The server generates id, created_at, and content_hash automatically.

Experiments

Endpoint	Method	Description
`/api/agents/{agent_id}/prompts/experiments`	GET	List experiments for an agent
`/api/agents/{agent_id}/prompts/experiments`	POST	Create an experiment
`/api/prompts/experiments/{id}`	GET	Get experiment details
`/api/prompts/experiments/{id}/start`	POST	Start experiment
`/api/prompts/experiments/{id}/pause`	POST	Pause experiment
`/api/prompts/experiments/{id}/complete`	POST	Complete experiment (auto-activates winner)
`/api/prompts/experiments/{id}/metrics`	GET	Get per-variant metrics

Create Experiment

curl -X POST http://localhost:4545/api/agents/{agent_id}/prompts/experiments \
  -H "Content-Type: application/json" \
  -d '{
    "name": "Tone comparison",
    "status": "draft",
    "traffic_split": [50, 50],
    "success_criteria": {
      "require_user_helpful": true,
      "require_no_tool_errors": true,
      "require_non_empty": true
    },
    "variants": [
      {
        "name": "Control",
        "prompt_version_id": "version-uuid-1",
        "description": "Current prompt"
      },
      {
        "name": "Variant B",
        "prompt_version_id": "version-uuid-2",
        "description": "More concise"
      }
    ]
  }'

Get Metrics

curl http://localhost:4545/api/prompts/experiments/{id}/metrics

Response:

[
  {
    "variant_id": "...",
    "variant_name": "Control",
    "total_requests": 142,
    "successful_requests": 128,
    "failed_requests": 14,
    "success_rate": 90.1,
    "avg_latency_ms": 1250.5,
    "avg_cost_usd": 0.0023,
    "total_cost_usd": 0.3266
  },
  {
    "variant_id": "...",
    "variant_name": "Variant B",
    "total_requests": 58,
    "successful_requests": 55,
    "failed_requests": 3,
    "success_rate": 94.8,
    "avg_latency_ms": 980.2,
    "avg_cost_usd": 0.0019,
    "total_cost_usd": 0.1102
  }
]

Model Performance

Endpoint	Method	Description
`/api/usage/by-model/performance`	GET	Model performance metrics with latency stats

Configuration Reference

[prompt_intelligence]
enabled = false              # Master toggle (default: false)
hash_prompts = true          # Compute content hashes for dedup (default: true)
max_versions_per_agent = 50  # Max versions before pruning (default: 50)

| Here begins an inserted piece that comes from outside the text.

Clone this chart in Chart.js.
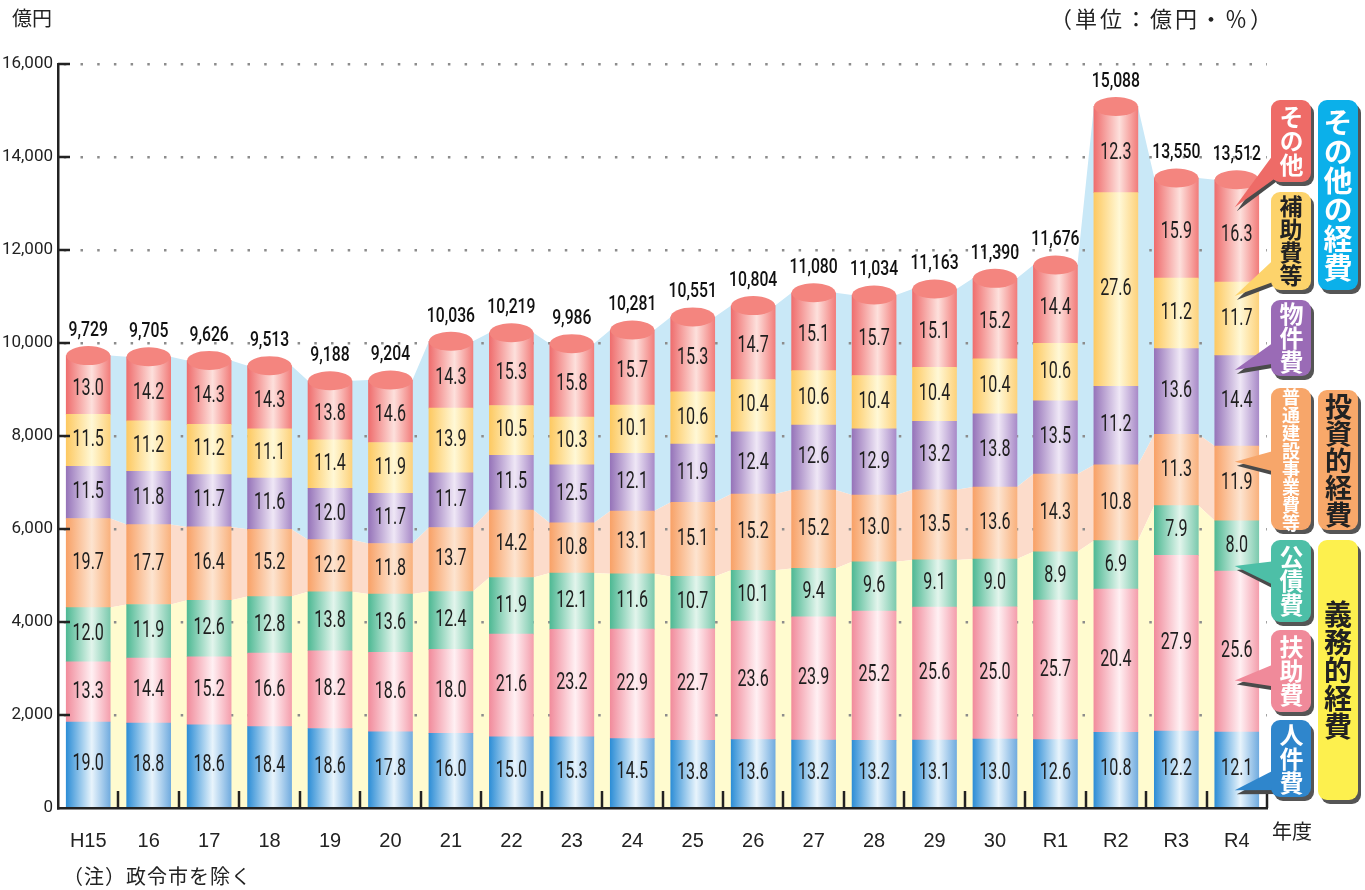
<!DOCTYPE html>
<html lang="ja">
<head>
<meta charset="utf-8">
<title>性質別歳出の推移</title>
<script src="https://cdn.jsdelivr.net/npm/chart.js@4.4.1/dist/chart.umd.min.js"></script>
<style>
  body { margin: 0; background: #fff; }
  #wrap { position: relative; width: 1365px; height: 890px; font-family: "Noto Sans CJK JP", sans-serif; color: #222; }
  #chart { position: absolute; left: 0; top: 0; }
  .note { position: absolute; font-size: 20px; line-height: 24px; white-space: nowrap; }
  .tag {
    position: absolute; width: 40px; border-radius: 9px; white-space: nowrap;
    writing-mode: vertical-rl; text-orientation: upright;
    line-height: 40px; text-align: center; font-weight: 700; color: #fff;
    box-shadow: 3px 4px 0 #555;
  }
  .tag.dark { color: #222; }
</style>
</head>
<body>
<div id="wrap">
  <canvas id="chart" width="1365" height="890"></canvas>
  <div class="note" style="left:12px;top:6px">億円</div>
  <div class="note" style="left:1050px;top:5px;font-size:22px;letter-spacing:3px">（単位：億円・％）</div>
  <div class="note" style="left:1272px;top:819px">年度</div>
  <div class="note" style="left:63px;top:864px;letter-spacing:1px">（注）政令市を除く</div>

  <div class="tag" style="left:1271px;top:100px;height:82px;background:#ee6b67;font-size:24px">その他</div>
  <div class="tag dark" style="left:1271px;top:192px;height:98px;background:#fdd36b;font-size:23px">補助費等</div>
  <div class="tag" style="left:1271px;top:300px;height:76px;background:#9a6bb6;font-size:24px">物件費</div>
  <div class="tag" style="left:1271px;top:388px;height:142px;background:#f7a66a;font-size:18px">普通建設事業費等</div>
  <div class="tag" style="left:1271px;top:540px;height:82px;background:#4dbfa7;font-size:24px">公債費</div>
  <div class="tag" style="left:1271px;top:630px;height:82px;background:#f08a9a;font-size:24px">扶助費</div>
  <div class="tag" style="left:1271px;top:720px;height:77px;background:#2f86cc;font-size:24px">人件費</div>

  <div class="tag" style="left:1318px;top:100px;height:190px;background:#0bb0ea;font-size:29px">その他の経費</div>
  <div class="tag dark" style="left:1318px;top:390px;height:140px;background:#f8a86a;font-size:27px">投資的経費</div>
  <div class="tag dark" style="left:1318px;top:540px;height:260px;background:#fdf04e;font-size:28px">義務的経費</div>
</div>
<script>
Chart.defaults.font.family = 'Roboto, sans-serif';
Chart.defaults.color = '#222';

// 年度と歳出総額（億円）
const years = ['H15', '16', '17', '18', '19', '20', '21', '22', '23', '24', '25', '26', '27', '28', '29', '30', 'R1', 'R2', 'R3', 'R4'];
const totals = [9729, 9705, 9626, 9513, 9188, 9204, 10036, 10219, 9986, 10281, 10551, 10804, 11080, 11034, 11163, 11390, 11676, 15088, 13550, 13512];

// 構成比（%）
const jinkenhi = [19.0, 18.8, 18.6, 18.4, 18.6, 17.8, 16.0, 15.0, 15.3, 14.5, 13.8, 13.6, 13.2, 13.2, 13.1, 13.0, 12.6, 10.8, 12.2, 12.1];
const fujohi = [13.3, 14.4, 15.2, 16.6, 18.2, 18.6, 18.0, 21.6, 23.2, 22.9, 22.7, 23.6, 23.9, 25.2, 25.6, 25.0, 25.7, 20.4, 27.9, 25.6];
const kosaihi = [12.0, 11.9, 12.6, 12.8, 13.8, 13.6, 12.4, 11.9, 12.1, 11.6, 10.7, 10.1, 9.4, 9.6, 9.1, 9.0, 8.9, 6.9, 7.9, 8.0];
const futsuKensetsu = [19.7, 17.7, 16.4, 15.2, 12.2, 11.8, 13.7, 14.2, 10.8, 13.1, 15.1, 15.2, 15.2, 13.0, 13.5, 13.6, 14.3, 10.8, 11.3, 11.9];
const bukkenhi = [11.5, 11.8, 11.7, 11.6, 12.0, 11.7, 11.7, 11.5, 12.5, 12.1, 11.9, 12.4, 12.6, 12.9, 13.2, 13.8, 13.5, 11.2, 13.6, 14.4];
const hojohi = [11.5, 11.2, 11.2, 11.1, 11.4, 11.9, 13.9, 10.5, 10.3, 10.1, 10.6, 10.4, 10.6, 10.4, 10.4, 10.4, 10.6, 27.6, 11.2, 11.7];
const sonota = [13.0, 14.2, 14.3, 14.3, 13.8, 14.6, 14.3, 15.3, 15.8, 15.7, 15.3, 14.7, 15.1, 15.7, 15.1, 15.2, 14.4, 12.3, 15.9, 16.3];

const BAR_FRAC = 0.727;
const BAR_PX = 44;

// 下から積み上げる順
const series = [
  { label: '人件費', pct: jinkenhi, grad: ['#2e8ed6', '#e8f4fc', '#72acdf'], tag: '#2f86cc', tip: [765, 790, 0.78] },
  { label: '扶助費', pct: fujohi, grad: ['#f18c9c', '#fff0f3', '#f49fad'], tag: '#f08a9a', tip: [660, 688, 0.68] },
  { label: '公債費', pct: kosaihi, grad: ['#4fb994', '#e2f5ec', '#7ccaae'], tag: '#4dbfa7', tip: [560, 590, 0.9] },
  { label: '普通建設事業費等', pct: futsuKensetsu, grad: ['#f8a268', '#fde4d0', '#f9b27e'], tag: '#f7a66a', tip: [448, 474, 0.21] },
  { label: '物件費', pct: bukkenhi, grad: ['#9674b9', '#efe7f6', '#a98bc8'], tag: '#9a6bb6', tip: [335, 362, 0.16] },
  { label: '補助費等', pct: hojohi, grad: ['#fdc962', '#fff8d6', '#fdd27c'], tag: '#fdd36b', tip: [250, 278, 0.19] },
  { label: 'その他', pct: sonota, grad: ['#ef6e6e', '#fde0dc', '#f27d7b'], tag: '#ee6b67', tip: [140, 172, 0.27] }
];

const amounts = series.map(s => s.pct.map((p, i) => totals[i] * p / 100));
const groupSum = idx => years.map((_, i) => idx.reduce((s, k) => s + amounts[k][i], 0));
const edgePoints = vals => vals.flatMap((v, i) => [{ x: i - BAR_FRAC / 2, y: v }, { x: i + BAR_FRAC / 2, y: v }]);

// 義務的・投資的・その他の経費の帯
const bands = [
  { label: '義務的経費', values: groupSum([0, 1, 2]), color: '#fffbcf', fill: 'origin' },
  { label: '投資的経費', values: groupSum([3]), color: '#fcdccb', fill: '-1' },
  { label: 'その他の経費', values: groupSum([4, 5, 6]), color: '#c9e8f7', fill: '-1' }
];

function barGradient(colors) {
  return ctx => {
    const chart = ctx.chart;
    if (!chart.chartArea || ctx.type !== 'data') return colors[0];
    const cx = chart.scales.x.getPixelForValue(ctx.dataIndex);
    const g = chart.ctx.createLinearGradient(cx - BAR_PX / 2, 0, cx + BAR_PX / 2, 0);
    g.addColorStop(0, colors[0]);
    g.addColorStop(0.58, colors[1]);
    g.addColorStop(1, colors[2]);
    return g;
  };
}

// 幅を詰めた文字
function narrowText(c, text, x, y, sx) {
  c.save();
  c.translate(x, y);
  c.scale(sx, 1);
  c.fillText(text, 0, 0);
  c.restore();
}

const decor = {
  id: 'decor',
  afterDatasetsDraw(chart) {
    const c = chart.ctx;
    const area = chart.chartArea;
    const ys = chart.scales.y;
    const topMeta = chart.getDatasetMeta(series.length - 1);
    c.save();

    // 円柱の天面
    topMeta.data.forEach(el => {
      c.fillStyle = '#f4857f';
      c.beginPath();
      c.ellipse(el.x, el.y, el.width / 2, 9.5, 0, 0, Math.PI * 2);
      c.fill();
    });

    // 構成比
    c.fillStyle = '#1e1e1e';
    c.textAlign = 'center';
    c.textBaseline = 'middle';
    c.font = '23px Roboto, sans-serif';
    series.forEach((s, d) => {
      chart.getDatasetMeta(d).data.forEach((el, i) => {
        let y = (el.y + el.base) / 2;
        if (d === series.length - 1) y += 4;
        narrowText(c, s.pct[i].toFixed(1), el.x, y, 0.7);
      });
    });

    // 総額
    c.fillStyle = '#111';
    c.font = '500 21px Roboto, sans-serif';
    topMeta.data.forEach((el, i) => {
      narrowText(c, totals[i].toLocaleString('en-US'), el.x, el.y - 25, 0.75);
    });

    // 内向きの目盛り
    c.strokeStyle = '#222';
    c.lineWidth = 2.5;
    ys.ticks.forEach(t => {
      if (t.value === 0) return;
      const y = ys.getPixelForValue(t.value);
      c.beginPath();
      c.moveTo(area.left, y);
      c.lineTo(area.left + 12, y);
      c.stroke();
    });
    const step = area.width / years.length;
    for (let i = 1; i <= years.length; i++) {
      const x = Math.round(area.left + step * i);
      c.beginPath();
      c.moveTo(x, area.bottom);
      c.lineTo(x, area.bottom - 17);
      c.stroke();
    }

    // 凡例の吹き出し
    const last = years.length - 1;
    series.forEach((s, d) => {
      const el = chart.getDatasetMeta(d).data[last];
      const [y1, y2, f] = s.tip;
      const tx = el.x - 2;
      const ty = el.y + f * (el.base - el.y);
      const bx = 1284;
      c.fillStyle = '#4a4a4a';
      c.beginPath();
      c.moveTo(bx, y1 + 4); c.lineTo(tx + 2, ty + 4); c.lineTo(bx, y2 + 4);
      c.closePath(); c.fill();
      c.fillStyle = s.tag;
      c.beginPath();
      c.moveTo(bx, y1); c.lineTo(tx, ty); c.lineTo(bx, y2);
      c.closePath(); c.fill();
    });
    c.restore();
  }
};

const datasets = series.map((s, d) => ({
  type: 'bar',
  label: s.label,
  data: amounts[d],
  stack: 'exp',
  grouped: false,
  order: 1,
  xAxisID: 'x',
  backgroundColor: barGradient(s.grad),
  borderWidth: 0,
  barThickness: BAR_PX
})).concat(bands.map(b => ({
  type: 'line',
  label: b.label,
  data: edgePoints(b.values),
  stack: 'band',
  order: 2,
  xAxisID: 'xl',
  backgroundColor: b.color,
  borderWidth: 0,
  pointRadius: 0,
  tension: 0,
  fill: b.fill
})));

new Chart(document.getElementById('chart'), {
  type: 'bar',
  data: { labels: years, datasets },
  options: {
    responsive: false,
    animation: false,
    events: [],
    layout: { padding: { top: 64, right: 98, left: 0, bottom: 0 } },
    plugins: {
      legend: { display: false },
      tooltip: { enabled: false },
      filler: { drawTime: 'beforeDraw' }
    },
    scales: {
      x: {
        stacked: true,
        grid: { display: false },
        border: { display: true, color: '#222', width: 2.5 },
        ticks: { font: { family: "'Liberation Sans', Arial, sans-serif", size: 20 }, padding: 13, maxRotation: 0, autoSkip: false },
        afterFit: s => { s.height = 82; }
      },
      xl: {
        type: 'linear',
        display: false,
        offset: false,
        grid: { offset: false },
        min: -0.5,
        max: years.length - 0.5
      },
      y: {
        stacked: true,
        min: 0,
        max: 16000,
        ticks: { stepSize: 2000, font: { size: 17 }, padding: 5, callback: v => v.toLocaleString('en-US') },
        grid: {
          drawTicks: false,
          lineWidth: 2.5,
          color: ctx => (ctx.tick && ctx.tick.value === 0 ? 'rgba(0,0,0,0)' : '#8c8c8c')
        },
        border: { display: true, color: '#222', width: 2.5, dash: [2.5, 14.2], dashOffset: 12.4 },
        afterFit: s => { s.width = 58; }
      }
    }
  },
  plugins: [decor]
});
</script>
</body>
</html>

See the Configuration Reference for the full config schema.

Database

Prompt Intelligence uses SQLite (same database as the rest of LibreFang). Migration v13 creates four tables:

Table	Purpose
`prompt_versions`	Stores prompt version history per agent
`prompt_experiments`	Experiment definitions and status
`experiment_variants`	Variants within experiments, linking to prompt versions
`experiment_metrics`	Aggregated metrics per variant (requests, latency, cost)

Migration v14 adds a latency_ms column to the existing usage_events table for model performance tracking.

Migrations run automatically on startup. No manual intervention required.